The demonstration plant, planned for Kemmerer, is intended to validate the design, construction, and operational features of the Natrium technology. However, in December 2022, TerraPower postponed the expected start date of the reactor by at least of two years. The company had originally hoped to commission the plant in 2028 using Russian-supplied high-assay low-enriched uranium (HALEU) fuel but the conflict in Ukraine, however, made continuing Russian HALEU deliveries uncertain and the projected commissioning date is now 2030.
The US Nuclear Regulatory Commission (NRC) in May 2024 accepted TerraPower’s construction permit application for review, marking the first time in more than 40 years that the NRC has docketed this type of application for a commercial non-light water reactor.

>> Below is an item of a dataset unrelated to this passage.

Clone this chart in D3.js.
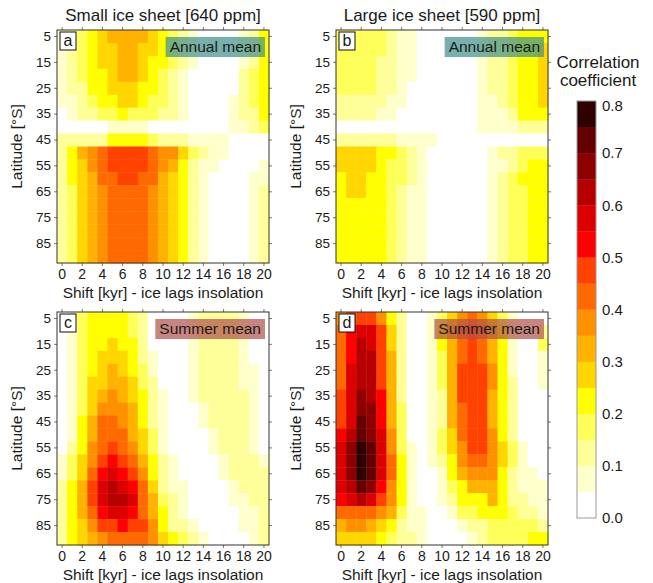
<!DOCTYPE html>
<html>
<head>
<meta charset="utf-8">
<script src="https://cdn.jsdelivr.net/npm/d3@7/dist/d3.min.js"></script>
<style>
  body { margin: 0; background: #fff; }
  text { font-family: "Liberation Sans", Arial, sans-serif; fill: #1a1a1a; }
</style>
</head>
<body>
<div id="chart"></div>
<script>
// Categories: lag of the ice sheet (kyr) and latitude bands (°S)
const SHIFTS = [0, 1, 2, 3, 4, 5, 6, 7, 8, 9, 10, 11, 12, 13, 14, 15, 16, 17, 18, 19, 20];
const LATITUDES = [5, 10, 15, 20, 25, 30, 35, 40, 45, 50, 55, 60, 65, 70, 75, 80, 85, 90];
const X_TICKS = [0, 2, 4, 6, 8, 10, 12, 14, 16, 18, 20];
const Y_TICKS = [5, 15, 25, 35, 45, 55, 65, 75, 85];
const BAR_TICKS = [0, 0.1, 0.2, 0.3, 0.4, 0.5, 0.6, 0.7, 0.8];

// Correlation, one row per latitude, one character per shift.
// Each character is the colour class (hex digit): value = (class + 0.5) * 0.05
const SMALL_ANNUAL = [
  "123456666543210000124",
  "123455665543210000124",
  "123455665443210000124",
  "123445665432100000234",
  "122445554432100000234",
  "112344554332100001234",
  "012233433322100001224",
  "000001111000000001123",
  "222224444322211110000",
  "246789999877532110000",
  "245789999876421100001",
  "245688998865421000011",
  "235678888765421000012",
  "235678888765421000012",
  "235678888765421000012",
  "235678888765421000012",
  "235678888765421000012",
  "235678888765421000012"
];
const LARGE_ANNUAL = [
  "333332110000001223444",
  "333332110000001223445",
  "333322110000001223445",
  "333322110000001223445",
  "333322100000001223445",
  "222221100000001123445",
  "222211000000001112444",
  "000000000000001111222",
  "222222111100000000000",
  "555544321000000122333",
  "555543321000000112344",
  "455443321000000123444",
  "455443211000000123344",
  "444443211000000123344",
  "444443211000000123344",
  "444443211000000123344",
  "444443211000000123344",
  "444443211000000123344"
];
const SMALL_SUMMER = [
  "013444432000012222100",
  "013444432000012222100",
  "013445442000012222100",
  "013455542100012222100",
  "013456543100012222110",
  "013556653200012222110",
  "013567654210012222210",
  "013577764210001222210",
  "014688764210001222210",
  "014688865310000122210",
  "024789875310000122210",
  "13579a986421000012221",
  "1358aba97421000012222",
  "2469bcba8521100001222",
  "2469bccb8632100001122",
  "2468abba8642100000112",
  "245799a99742210000112",
  "245678888754321000012"
];
const LARGE_SUMMER = [
  "799974200135787531000",
  "8abb95200146898641002",
  "8acb95200146898641003",
  "8acc96200136898641001",
  "8bcc96200136999741001",
  "8bcc96200136999742001",
  "9bdca6200126999642000",
  "9bdda6300126899642000",
  "9beda6300126899642000",
  "acedb7300135899742000",
  "bdfeb7310135799753100",
  "bdfeb8410124788753100",
  "bdfeb8410014677742110",
  "bceda7410013466642111",
  "abcb97410012444642211",
  "888876311001334443221",
  "677654211000122333332",
  "555543221000012333344"
];

const COLORS = ["#ffffff", "#ffffcc", "#ffff99", "#ffff5a", "#ffff00", "#ffd600",
  "#ffb200", "#ff9000", "#ff6a00", "#ff4200", "#ff0000", "#dc0000",
  "#b60000", "#8e0000", "#640000", "#2e0000"];
const BREAKS = [0.05, 0.1, 0.15, 0.2, 0.25, 0.3, 0.35, 0.4, 0.45, 0.5, 0.55, 0.6, 0.65, 0.7, 0.75];

const W = 212, H = 233;
const PANELS = [
  { tag: "a", grid: SMALL_ANNUAL, x: 57, y: 30, season: "Annual mean", title: "Small ice sheet [640 ppm]" },
  { tag: "b", grid: LARGE_ANNUAL, x: 336, y: 30, season: "Annual mean", title: "Large ice sheet [590 ppm]" },
  { tag: "c", grid: SMALL_SUMMER, x: 57, y: 312, season: "Summer mean" },
  { tag: "d", grid: LARGE_SUMMER, x: 336, y: 312, season: "Summer mean" }
];
const SEASON_FILL = { "Annual mean": "#3f8f8a", "Summer mean": "#b0504a" };

const color = d3.scaleThreshold().domain(BREAKS).range(COLORS);
const x = d3.scaleBand().domain(SHIFTS).range([0, W]);
const y = d3.scaleBand().domain(LATITUDES).range([0, H]);

const svg = d3.select("#chart").append("svg")
  .attr("width", 653)
  .attr("height", 583);

function styleAxis(sel, size) {
  sel.select(".domain").remove();
  sel.selectAll(".tick line").attr("stroke", "#777");
  sel.selectAll(".tick text").attr("font-size", size).attr("fill", "#1a1a1a")
    .attr("font-family", '"Liberation Sans", Arial, sans-serif');
}

PANELS.forEach(p => {
  const cells = [];
  p.grid.forEach((row, i) => {
    row.split("").forEach((c, j) => {
      cells.push({ lat: LATITUDES[i], shift: SHIFTS[j], value: (parseInt(c, 16) + 0.5) * 0.05 });
    });
  });

  const g = svg.append("g").attr("transform", `translate(${p.x},${p.y})`);

  g.selectAll("rect.cell")
    .data(cells)
    .join("rect")
    .attr("class", "cell")
    .attr("x", d => x(d.shift))
    .attr("y", d => y(d.lat))
    .attr("width", x.bandwidth() + 0.4)
    .attr("height", y.bandwidth() + 0.4)
    .attr("fill", d => color(d.value));

  // axes on all four sides, labels only left and bottom
  g.append("g").attr("transform", `translate(0,${H})`)
    .call(d3.axisBottom(x).tickValues(X_TICKS).tickSize(3))
    .call(s => styleAxis(s, 14));
  g.append("g")
    .call(d3.axisLeft(y).tickValues(Y_TICKS).tickSize(3))
    .call(s => styleAxis(s, 13.5));
  g.append("g")
    .call(d3.axisTop(x).tickValues(X_TICKS).tickSize(3).tickFormat(""))
    .call(s => styleAxis(s, 0));
  g.append("g").attr("transform", `translate(${W},0)`)
    .call(d3.axisRight(y).tickValues(Y_TICKS).tickSize(3).tickFormat(""))
    .call(s => styleAxis(s, 0));

  g.append("rect")
    .attr("width", W).attr("height", H)
    .attr("fill", "none").attr("stroke", "#333").attr("stroke-width", 1);

  // panel letter
  g.append("rect").attr("x", 3).attr("y", 2).attr("width", 16).attr("height", 18)
    .attr("fill", "#fff").attr("stroke", "#111").attr("stroke-width", 1);
  g.append("text").attr("x", 11).attr("y", 16).attr("text-anchor", "middle")
    .attr("font-size", 16).text(p.tag);

  // season label
  const st = g.append("text").attr("x", W - 8).attr("y", 22)
    .attr("text-anchor", "end").attr("font-size", 15.5).text(p.season);
  const bb = st.node().getBBox();
  g.insert("rect", () => st.node())
    .attr("x", bb.x - 4).attr("y", 7).attr("width", bb.width + 8).attr("height", 20)
    .attr("fill", SEASON_FILL[p.season]).attr("opacity", 0.7);

  g.append("text")
    .attr("transform", `translate(-35,${H / 2}) rotate(-90)`)
    .attr("text-anchor", "middle").attr("font-size", 15.5)
    .text("Latitude [°S]");
  g.append("text")
    .attr("x", W / 2).attr("y", H + 35)
    .attr("text-anchor", "middle").attr("font-size", 15.5)
    .text("Shift [kyr] - ice lags insolation");

  if (p.title) {
    g.append("text").attr("x", W / 2).attr("y", -9)
      .attr("text-anchor", "middle").attr("font-size", 17)
      .text(p.title);
  }
});

// colour bar
const BAR_X = 577, BAR_W = 19;
const bar = d3.scaleLinear().domain([0, 0.8]).range([518, 101]);
const barData = COLORS.map((c, i) => ({ lo: i * 0.05, hi: (i + 1) * 0.05, c }));

svg.append("g").selectAll("rect")
  .data(barData)
  .join("rect")
  .attr("x", BAR_X)
  .attr("y", d => bar(d.hi))
  .attr("width", BAR_W)
  .attr("height", d => bar(d.lo) - bar(d.hi) + 0.3)
  .attr("fill", d => d.c);
svg.append("rect").attr("x", BAR_X).attr("y", bar(0.8)).attr("width", BAR_W)
  .attr("height", bar(0) - bar(0.8)).attr("fill", "none").attr("stroke", "#999");

svg.append("g").selectAll("text")
  .data(BAR_TICKS)
  .join("text")
  .attr("x", BAR_X + BAR_W + 6)
  .attr("y", d => Math.max(bar(d), bar(0.8) + 5))
  .attr("dy", "0.35em")
  .attr("font-size", 15)
  .text(d => d.toFixed(1));

svg.append("text").attr("x", 598).attr("y", 68).attr("text-anchor", "middle")
  .attr("font-size", 17).text("Correlation");
svg.append("text").attr("x", 598).attr("y", 86).attr("text-anchor", "middle")
  .attr("font-size", 17).text("coefficient");
</script>
</body>
</html>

In his blog, Gates said he expects the NRC review process to take a couple of years. “So in the meantime, TerraPower will continue to build the non-nuclear parts of the facility”. Construction will begin next year on the so-called “energy island,” which is where the steam turbines and other machinery that actually generate power will sit. (The reactor will eventually be part of a “nuclear island,” and the team hopes to start building that in 2026.)”
However, while the TerraPower website provides some details of work done with molten salt, it contains very little information about the reactor technology. It is also notable that none of the contracts signed with suppliers relate to the reactor itself.
Basically, the Natrium reactor is a sodium-cooled fast reactor. Currently, the only commercially operating liquid metal-cooled fast reactors are in Russia, using sodium as the coolant. Development of these reactors took decades supported by full government support. In the US and Europe research on fast reactors took place in the 1960s and 1970s. However, interest waned as concerns about scarce uranium resources lessened and public opinion became increasingly hostile to nuclear in the wake of the 1979 Three Mile Island accident in the USA and the Chernobyl disaster in 1986.
By the early 1990s the US, the UK and Germany had closed down their programmes. France continued with projects for a few more years, finally closing Superphénix in 1998 and Phénix in 2009, In 2019, France also cancelled the Generation IV ASTRID sodium-cooled fast reactor demonstrator design project. Although interest is now reviving in Europe and the USA, it remains at the early design phase and is probably decades away from implementation.
As an example, India’s prototype sodium-cooled fast breeder reactor began fuel loading in March 2024. The Indira Gandhi Centre for Atomic Research (IGCAR) began to design the reactor in 1980 and construction only began in 2004, 24 years later. Technical and financial problems then caused further delays.